* [What is being asked] Nothing in the data should change when you return it, but leave the pictures out.
"""
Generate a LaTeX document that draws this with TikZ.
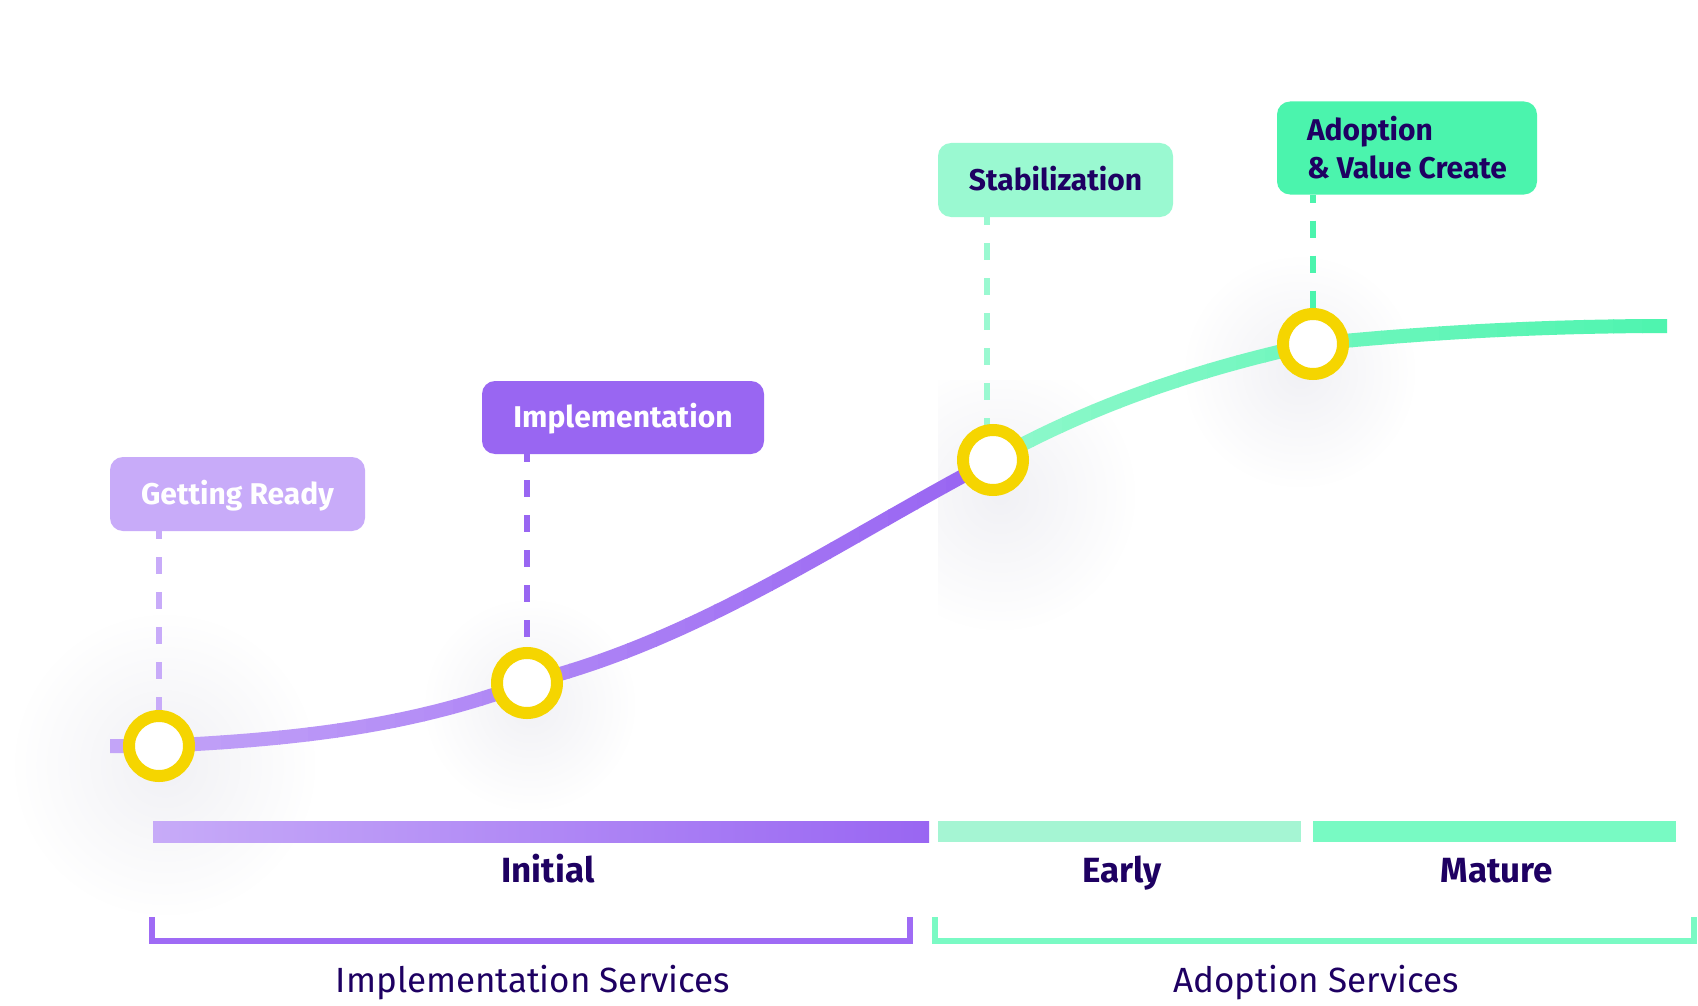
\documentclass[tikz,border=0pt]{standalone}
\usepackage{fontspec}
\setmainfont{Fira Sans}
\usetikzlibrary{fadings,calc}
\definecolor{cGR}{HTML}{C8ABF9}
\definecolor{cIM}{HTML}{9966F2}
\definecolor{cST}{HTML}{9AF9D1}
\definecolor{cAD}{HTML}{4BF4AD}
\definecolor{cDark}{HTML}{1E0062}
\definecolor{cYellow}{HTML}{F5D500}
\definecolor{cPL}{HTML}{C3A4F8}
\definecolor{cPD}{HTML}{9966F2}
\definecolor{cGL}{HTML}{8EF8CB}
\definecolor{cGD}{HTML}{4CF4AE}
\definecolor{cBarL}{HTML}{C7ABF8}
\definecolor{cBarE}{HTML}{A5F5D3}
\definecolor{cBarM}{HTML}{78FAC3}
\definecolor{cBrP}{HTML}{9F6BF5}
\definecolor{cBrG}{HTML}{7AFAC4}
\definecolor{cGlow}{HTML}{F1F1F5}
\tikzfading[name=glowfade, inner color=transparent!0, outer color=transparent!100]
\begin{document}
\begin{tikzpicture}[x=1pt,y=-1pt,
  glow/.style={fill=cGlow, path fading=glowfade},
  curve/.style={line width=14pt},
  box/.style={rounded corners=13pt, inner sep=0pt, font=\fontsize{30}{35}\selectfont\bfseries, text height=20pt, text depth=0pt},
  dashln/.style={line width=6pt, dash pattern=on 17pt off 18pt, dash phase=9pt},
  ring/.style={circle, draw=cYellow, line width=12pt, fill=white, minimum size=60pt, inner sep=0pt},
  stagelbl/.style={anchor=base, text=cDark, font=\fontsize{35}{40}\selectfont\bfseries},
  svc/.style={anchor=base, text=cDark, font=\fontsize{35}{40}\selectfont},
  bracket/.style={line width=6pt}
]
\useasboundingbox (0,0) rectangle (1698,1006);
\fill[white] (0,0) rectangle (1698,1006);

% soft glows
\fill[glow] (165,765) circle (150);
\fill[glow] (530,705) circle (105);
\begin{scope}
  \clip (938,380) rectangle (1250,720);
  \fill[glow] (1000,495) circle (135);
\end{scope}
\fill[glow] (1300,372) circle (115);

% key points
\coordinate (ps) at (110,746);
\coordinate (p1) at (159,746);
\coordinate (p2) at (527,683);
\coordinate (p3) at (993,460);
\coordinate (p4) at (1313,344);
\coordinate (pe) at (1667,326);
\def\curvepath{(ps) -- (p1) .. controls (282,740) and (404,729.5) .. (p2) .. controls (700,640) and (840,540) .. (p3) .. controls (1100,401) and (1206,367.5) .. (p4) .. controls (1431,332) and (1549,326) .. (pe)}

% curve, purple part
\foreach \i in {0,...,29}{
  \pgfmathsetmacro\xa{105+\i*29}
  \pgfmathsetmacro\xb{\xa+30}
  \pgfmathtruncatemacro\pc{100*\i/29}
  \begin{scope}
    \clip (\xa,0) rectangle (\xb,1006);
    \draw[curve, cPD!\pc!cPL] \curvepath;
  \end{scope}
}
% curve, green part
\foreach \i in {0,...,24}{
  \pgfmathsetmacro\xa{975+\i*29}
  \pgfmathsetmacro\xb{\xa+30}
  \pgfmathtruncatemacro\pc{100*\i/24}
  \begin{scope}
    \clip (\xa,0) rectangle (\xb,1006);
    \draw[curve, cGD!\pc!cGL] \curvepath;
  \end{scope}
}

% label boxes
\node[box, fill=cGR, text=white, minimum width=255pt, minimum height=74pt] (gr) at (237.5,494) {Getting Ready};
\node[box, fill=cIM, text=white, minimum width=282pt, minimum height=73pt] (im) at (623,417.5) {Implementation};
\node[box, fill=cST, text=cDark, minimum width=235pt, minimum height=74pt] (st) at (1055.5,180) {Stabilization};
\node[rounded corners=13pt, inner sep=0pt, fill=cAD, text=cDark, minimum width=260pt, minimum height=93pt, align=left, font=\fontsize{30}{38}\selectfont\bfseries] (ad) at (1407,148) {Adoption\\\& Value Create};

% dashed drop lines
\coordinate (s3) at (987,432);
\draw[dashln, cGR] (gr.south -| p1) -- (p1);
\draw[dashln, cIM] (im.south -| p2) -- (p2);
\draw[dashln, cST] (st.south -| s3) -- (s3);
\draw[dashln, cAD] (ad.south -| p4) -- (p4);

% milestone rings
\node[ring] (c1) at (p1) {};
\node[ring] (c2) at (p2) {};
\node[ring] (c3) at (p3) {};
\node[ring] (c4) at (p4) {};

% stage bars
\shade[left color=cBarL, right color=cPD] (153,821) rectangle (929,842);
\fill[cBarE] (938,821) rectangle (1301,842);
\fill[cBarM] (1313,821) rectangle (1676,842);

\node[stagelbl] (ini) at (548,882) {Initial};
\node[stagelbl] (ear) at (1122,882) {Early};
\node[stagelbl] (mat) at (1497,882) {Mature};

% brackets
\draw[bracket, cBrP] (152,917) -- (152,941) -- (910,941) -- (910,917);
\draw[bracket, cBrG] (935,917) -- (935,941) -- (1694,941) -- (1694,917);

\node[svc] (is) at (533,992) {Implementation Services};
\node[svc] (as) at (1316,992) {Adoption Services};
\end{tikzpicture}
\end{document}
"""
* [The answer]
Generate a LaTeX document that draws this with TikZ.
\documentclass[tikz,border=0pt]{standalone}
\usepackage{fontspec}
\setmainfont{Fira Sans}
\usetikzlibrary{fadings,calc}
\definecolor{cGR}{HTML}{C8ABF9}
\definecolor{cIM}{HTML}{9966F2}
\definecolor{cST}{HTML}{9AF9D1}
\definecolor{cAD}{HTML}{4BF4AD}
\definecolor{cDark}{HTML}{1E0062}
\definecolor{cYellow}{HTML}{F5D500}
\definecolor{cPL}{HTML}{C3A4F8}
\definecolor{cPD}{HTML}{9966F2}
\definecolor{cGL}{HTML}{8EF8CB}
\definecolor{cGD}{HTML}{4CF4AE}
\definecolor{cBarL}{HTML}{C7ABF8}
\definecolor{cBarE}{HTML}{A5F5D3}
\definecolor{cBarM}{HTML}{78FAC3}
\definecolor{cBrP}{HTML}{9F6BF5}
\definecolor{cBrG}{HTML}{7AFAC4}
\definecolor{cGlow}{HTML}{F1F1F5}
\tikzfading[name=glowfade, inner color=transparent!0, outer color=transparent!100]
\begin{document}
\begin{tikzpicture}[x=1pt,y=-1pt,
  glow/.style={fill=cGlow, path fading=glowfade},
  curve/.style={line width=14pt},
  box/.style={rounded corners=13pt, inner sep=0pt, font=\fontsize{30}{35}\selectfont\bfseries, text height=20pt, text depth=0pt},
  dashln/.style={line width=6pt, dash pattern=on 17pt off 18pt, dash phase=9pt},
  ring/.style={circle, draw=cYellow, line width=12pt, fill=white, minimum size=60pt, inner sep=0pt},
  stagelbl/.style={anchor=base, text=cDark, font=\fontsize{35}{40}\selectfont\bfseries},
  svc/.style={anchor=base, text=cDark, font=\fontsize{35}{40}\selectfont},
  bracket/.style={line width=6pt}
]
\useasboundingbox (0,0) rectangle (1698,1006);
\fill[white] (0,0) rectangle (1698,1006);

% soft glows
\fill[glow] (165,765) circle (150);
\fill[glow] (530,705) circle (105);
\begin{scope}
  \clip (938,380) rectangle (1250,720);
  \fill[glow] (1000,495) circle (135);
\end{scope}
\fill[glow] (1300,372) circle (115);

% key points
\coordinate (ps) at (110,746);
\coordinate (p1) at (159,746);
\coordinate (p2) at (527,683);
\coordinate (p3) at (993,460);
\coordinate (p4) at (1313,344);
\coordinate (pe) at (1667,326);
\def\curvepath{(ps) -- (p1) .. controls (282,740) and (404,729.5) .. (p2) .. controls (700,640) and (840,540) .. (p3) .. controls (1100,401) and (1206,367.5) .. (p4) .. controls (1431,332) and (1549,326) .. (pe)}

% curve, purple part
\foreach \i in {0,...,29}{
  \pgfmathsetmacro\xa{105+\i*29}
  \pgfmathsetmacro\xb{\xa+30}
  \pgfmathtruncatemacro\pc{100*\i/29}
  \begin{scope}
    \clip (\xa,0) rectangle (\xb,1006);
    \draw[curve, cPD!\pc!cPL] \curvepath;
  \end{scope}
}
% curve, green part
\foreach \i in {0,...,24}{
  \pgfmathsetmacro\xa{975+\i*29}
  \pgfmathsetmacro\xb{\xa+30}
  \pgfmathtruncatemacro\pc{100*\i/24}
  \begin{scope}
    \clip (\xa,0) rectangle (\xb,1006);
    \draw[curve, cGD!\pc!cGL] \curvepath;
  \end{scope}
}

% label boxes
\node[box, fill=cGR, text=white, minimum width=255pt, minimum height=74pt] (gr) at (237.5,494) {Getting Ready};
\node[box, fill=cIM, text=white, minimum width=282pt, minimum height=73pt] (im) at (623,417.5) {Implementation};
\node[box, fill=cST, text=cDark, minimum width=235pt, minimum height=74pt] (st) at (1055.5,180) {Stabilization};
\node[rounded corners=13pt, inner sep=0pt, fill=cAD, text=cDark, minimum width=260pt, minimum height=93pt, align=left, font=\fontsize{30}{38}\selectfont\bfseries] (ad) at (1407,148) {Adoption\\\& Value Create};

% dashed drop lines
\coordinate (s3) at (987,432);
\draw[dashln, cGR] (gr.south -| p1) -- (p1);
\draw[dashln, cIM] (im.south -| p2) -- (p2);
\draw[dashln, cST] (st.south -| s3) -- (s3);
\draw[dashln, cAD] (ad.south -| p4) -- (p4);

% milestone rings
\node[ring] (c1) at (p1) {};
\node[ring] (c2) at (p2) {};
\node[ring] (c3) at (p3) {};
\node[ring] (c4) at (p4) {};

% stage bars
\shade[left color=cBarL, right color=cPD] (153,821) rectangle (929,842);
\fill[cBarE] (938,821) rectangle (1301,842);
\fill[cBarM] (1313,821) rectangle (1676,842);

\node[stagelbl] (ini) at (548,882) {Initial};
\node[stagelbl] (ear) at (1122,882) {Early};
\node[stagelbl] (mat) at (1497,882) {Mature};

% brackets
\draw[bracket, cBrP] (152,917) -- (152,941) -- (910,941) -- (910,917);
\draw[bracket, cBrG] (935,917) -- (935,941) -- (1694,941) -- (1694,917);

\node[svc] (is) at (533,992) {Implementation Services};
\node[svc] (as) at (1316,992) {Adoption Services};
\end{tikzpicture}
\end{document}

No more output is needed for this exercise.